Iran has lately shown more pragmatism and rationality in dealing with the international community in its last meeting with P5+1 in Istanbul and has been more accommodating in the preparation for the second round of talks scheduled for May 23 in Baghdad, Iran's strategic ally. Iraqi Prime Minister Nouri Al Maliki visited Tehran recently. There has been talk of formalising a strategic alliance between the two largely Shiite countries to face off the Sunni Arabs in the GCC states and, may be down the road, Sunni Turkey.
While Iran is being more accommodative towards the West, it is more belligerent, confrontational and provocative towards the GCC states, and the UAE in particular. A provocative and unprecedented visit by President Mahmoud Ahmadinejad to the UAE's Abu Mousa island, which is under Iranian occupation, was condemned with the UAE recalling its ambassador. The GCC and Arab foreign ministers branded it a provocation, and infringement on the UAE's national territory.

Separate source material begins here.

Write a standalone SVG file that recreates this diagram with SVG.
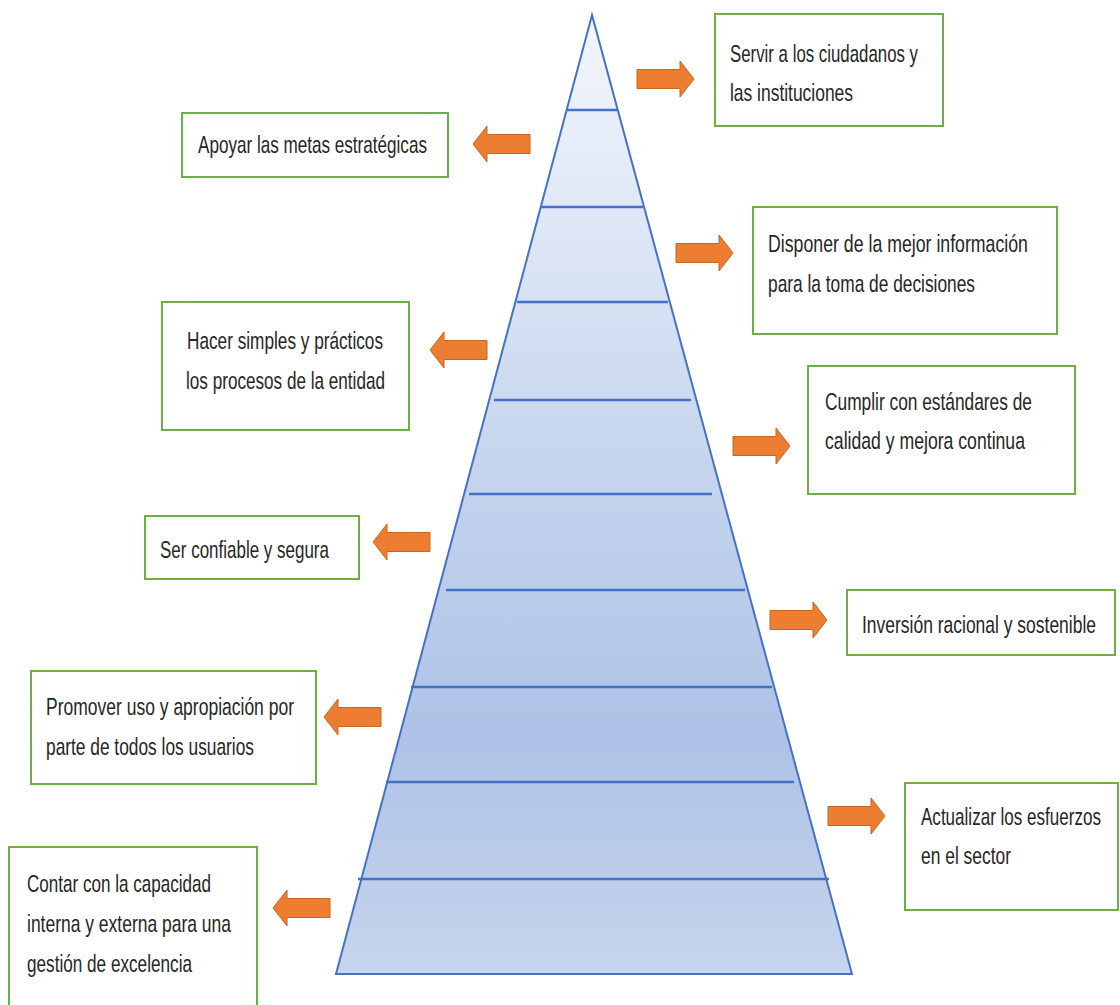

Iran upped the ante, sending naval troops and submitting a bill in Parliament proposing the formation of the "Persian Gulf Province" with Abu Mousa as its capital! The final chess move by Iran was the proposed strategic alliance with Iraq.
The GCC states were not to be outdone by Iran. They held an emergency foreign ministerial meeting in Doha, strongly denouncing Iran and sided unequivocally with UAE. The UAE held joint military exercises with France, and GCC is holding an unprecedented joint military exercise in Abu Dhabi dubbed "Islands' Loyalty," as a clarion message to Iran.
Strong rumours are making the rounds in the GCC capitals about the announcement in the next GCC summit of a proposed union between Saudi Arabia and Bahrain as part of King Abdullah's proposal last December during the GCC's annual summit about the need to move the organisation from its 31-year cooperation phase to that of a union. The proposed name is the "GCC Arabian Union".
If that comes to pass, it will be a quantum leap from the GCC's lethargic and dysfunctional role as a collective security organisation and could be the needed shot in the arm to upgrade and move the GCC forward — in order to deal with the host of challenges and threats.
More importantly, it is a strong move on the chess board against Iran. Through that, a new era of Gulf politics is dawning, wherein the GCC states have finally started to think big.